◆ WRITTEN TASK
Begin with the first line below and retype each line exactly through the line containing "const fmt = (v: number)". Any pictures are to be left out.

(Code that draws figures)
== == ==

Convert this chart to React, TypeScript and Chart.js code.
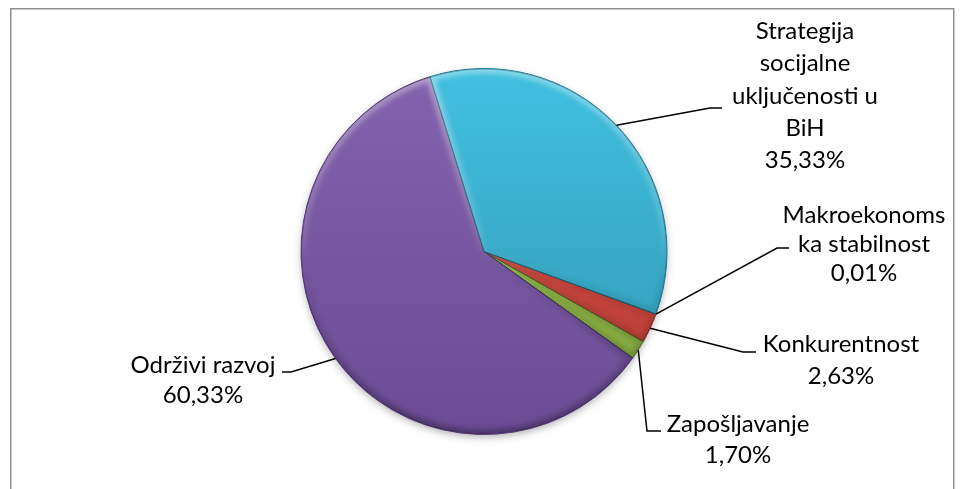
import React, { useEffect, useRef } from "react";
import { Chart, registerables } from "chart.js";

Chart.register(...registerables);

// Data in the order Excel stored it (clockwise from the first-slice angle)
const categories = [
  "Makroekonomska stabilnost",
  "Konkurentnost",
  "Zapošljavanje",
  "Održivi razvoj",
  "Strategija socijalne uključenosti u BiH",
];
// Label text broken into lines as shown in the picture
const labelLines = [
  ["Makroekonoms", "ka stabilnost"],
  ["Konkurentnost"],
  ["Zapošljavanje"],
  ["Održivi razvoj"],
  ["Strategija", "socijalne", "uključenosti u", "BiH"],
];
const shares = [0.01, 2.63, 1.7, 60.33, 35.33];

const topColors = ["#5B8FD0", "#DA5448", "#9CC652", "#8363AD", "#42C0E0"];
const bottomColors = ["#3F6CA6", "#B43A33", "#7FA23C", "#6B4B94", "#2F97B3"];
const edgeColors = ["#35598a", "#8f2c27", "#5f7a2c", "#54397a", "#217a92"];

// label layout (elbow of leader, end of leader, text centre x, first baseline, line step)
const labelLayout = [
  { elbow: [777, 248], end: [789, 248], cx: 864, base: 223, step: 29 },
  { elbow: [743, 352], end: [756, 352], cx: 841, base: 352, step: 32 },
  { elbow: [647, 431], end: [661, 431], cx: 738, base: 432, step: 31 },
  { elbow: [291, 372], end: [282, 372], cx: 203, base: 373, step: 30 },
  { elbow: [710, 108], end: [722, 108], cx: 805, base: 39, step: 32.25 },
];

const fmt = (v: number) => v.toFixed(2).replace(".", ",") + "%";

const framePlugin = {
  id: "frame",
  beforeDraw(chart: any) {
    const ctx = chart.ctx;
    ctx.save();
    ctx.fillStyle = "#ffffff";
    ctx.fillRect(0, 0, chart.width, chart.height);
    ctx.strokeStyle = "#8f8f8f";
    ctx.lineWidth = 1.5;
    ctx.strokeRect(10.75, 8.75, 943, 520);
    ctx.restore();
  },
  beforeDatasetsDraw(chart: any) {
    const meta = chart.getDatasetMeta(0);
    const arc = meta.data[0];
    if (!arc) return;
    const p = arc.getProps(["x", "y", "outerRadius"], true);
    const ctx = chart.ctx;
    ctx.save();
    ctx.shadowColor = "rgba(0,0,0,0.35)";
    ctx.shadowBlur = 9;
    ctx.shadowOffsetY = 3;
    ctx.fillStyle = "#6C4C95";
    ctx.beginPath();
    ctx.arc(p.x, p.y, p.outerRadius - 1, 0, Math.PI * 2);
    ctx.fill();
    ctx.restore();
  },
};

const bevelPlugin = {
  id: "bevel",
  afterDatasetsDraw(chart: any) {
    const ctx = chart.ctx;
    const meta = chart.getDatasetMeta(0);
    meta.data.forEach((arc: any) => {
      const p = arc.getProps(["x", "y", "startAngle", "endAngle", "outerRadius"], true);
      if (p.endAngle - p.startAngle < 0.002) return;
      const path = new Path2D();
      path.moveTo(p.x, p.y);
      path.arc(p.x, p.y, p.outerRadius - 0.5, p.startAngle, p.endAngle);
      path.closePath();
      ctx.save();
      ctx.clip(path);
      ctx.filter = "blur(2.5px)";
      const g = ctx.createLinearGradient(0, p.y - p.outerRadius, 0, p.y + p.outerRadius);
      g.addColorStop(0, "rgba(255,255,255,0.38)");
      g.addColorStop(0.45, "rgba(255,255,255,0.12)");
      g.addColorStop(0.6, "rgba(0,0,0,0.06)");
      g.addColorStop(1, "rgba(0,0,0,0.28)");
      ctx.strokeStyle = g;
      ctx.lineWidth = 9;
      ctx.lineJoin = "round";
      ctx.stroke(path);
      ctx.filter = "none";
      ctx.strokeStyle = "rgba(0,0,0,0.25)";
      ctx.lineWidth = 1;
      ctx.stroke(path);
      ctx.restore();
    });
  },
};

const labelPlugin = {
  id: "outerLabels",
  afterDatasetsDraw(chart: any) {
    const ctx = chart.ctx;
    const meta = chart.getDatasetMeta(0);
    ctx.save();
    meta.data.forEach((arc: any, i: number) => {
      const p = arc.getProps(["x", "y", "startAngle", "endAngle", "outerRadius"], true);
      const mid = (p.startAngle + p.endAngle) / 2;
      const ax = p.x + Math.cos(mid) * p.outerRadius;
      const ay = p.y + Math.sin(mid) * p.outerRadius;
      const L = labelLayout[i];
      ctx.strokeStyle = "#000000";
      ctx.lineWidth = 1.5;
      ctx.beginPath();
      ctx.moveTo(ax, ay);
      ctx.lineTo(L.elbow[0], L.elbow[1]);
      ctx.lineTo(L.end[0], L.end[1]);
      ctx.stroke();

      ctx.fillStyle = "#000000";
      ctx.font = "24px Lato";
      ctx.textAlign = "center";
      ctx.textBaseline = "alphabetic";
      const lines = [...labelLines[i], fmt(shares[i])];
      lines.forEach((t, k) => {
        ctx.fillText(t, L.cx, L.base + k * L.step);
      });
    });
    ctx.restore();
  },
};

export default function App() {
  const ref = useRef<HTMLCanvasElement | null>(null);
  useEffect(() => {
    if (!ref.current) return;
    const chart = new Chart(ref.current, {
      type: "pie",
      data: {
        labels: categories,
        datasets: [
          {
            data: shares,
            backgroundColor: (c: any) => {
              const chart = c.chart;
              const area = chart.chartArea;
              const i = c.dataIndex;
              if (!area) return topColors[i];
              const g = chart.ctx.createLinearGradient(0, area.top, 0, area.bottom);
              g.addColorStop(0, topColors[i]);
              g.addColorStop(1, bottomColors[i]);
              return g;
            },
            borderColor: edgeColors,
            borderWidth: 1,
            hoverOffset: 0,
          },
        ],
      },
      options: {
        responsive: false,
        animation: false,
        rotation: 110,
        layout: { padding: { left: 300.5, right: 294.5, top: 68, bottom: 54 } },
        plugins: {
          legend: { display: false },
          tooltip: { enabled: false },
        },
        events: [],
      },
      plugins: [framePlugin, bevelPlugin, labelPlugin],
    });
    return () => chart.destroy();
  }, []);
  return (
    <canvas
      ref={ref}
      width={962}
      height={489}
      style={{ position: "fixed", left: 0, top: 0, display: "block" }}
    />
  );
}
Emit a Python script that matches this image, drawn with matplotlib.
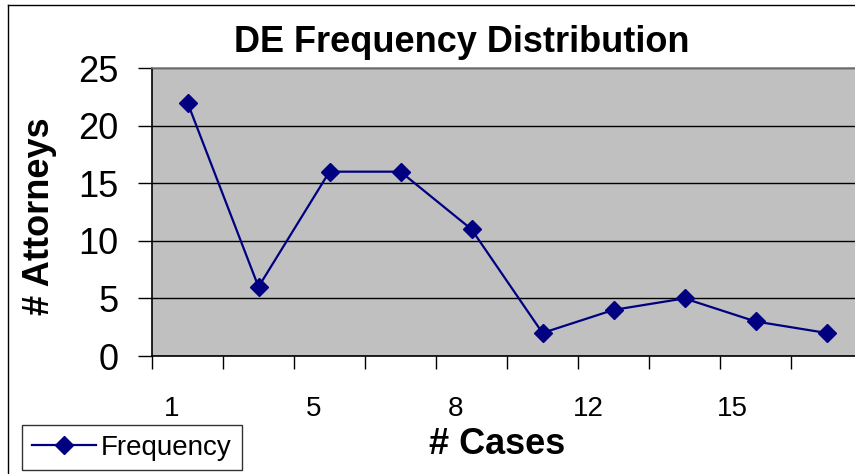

== == ==

◆ ANSWER TO THE TASK
Convert this chart to React, TypeScript and Chart.js code.
import React, { useEffect, useRef } from "react";
import { Chart, registerables } from "chart.js";

Chart.register(...registerables);

// Data in the order Excel stored it (clockwise from the first-slice angle)
const categories = [
  "Makroekonomska stabilnost",
  "Konkurentnost",
  "Zapošljavanje",
  "Održivi razvoj",
  "Strategija socijalne uključenosti u BiH",
];
// Label text broken into lines as shown in the picture
const labelLines = [
  ["Makroekonoms", "ka stabilnost"],
  ["Konkurentnost"],
  ["Zapošljavanje"],
  ["Održivi razvoj"],
  ["Strategija", "socijalne", "uključenosti u", "BiH"],
];
const shares = [0.01, 2.63, 1.7, 60.33, 35.33];

const topColors = ["#5B8FD0", "#DA5448", "#9CC652", "#8363AD", "#42C0E0"];
const bottomColors = ["#3F6CA6", "#B43A33", "#7FA23C", "#6B4B94", "#2F97B3"];
const edgeColors = ["#35598a", "#8f2c27", "#5f7a2c", "#54397a", "#217a92"];

// label layout (elbow of leader, end of leader, text centre x, first baseline, line step)
const labelLayout = [
  { elbow: [777, 248], end: [789, 248], cx: 864, base: 223, step: 29 },
  { elbow: [743, 352], end: [756, 352], cx: 841, base: 352, step: 32 },
  { elbow: [647, 431], end: [661, 431], cx: 738, base: 432, step: 31 },
  { elbow: [291, 372], end: [282, 372], cx: 203, base: 373, step: 30 },
  { elbow: [710, 108], end: [722, 108], cx: 805, base: 39, step: 32.25 },
];

const fmt = (v: number) => v.toFixed(2).replace(".", ",") + "%";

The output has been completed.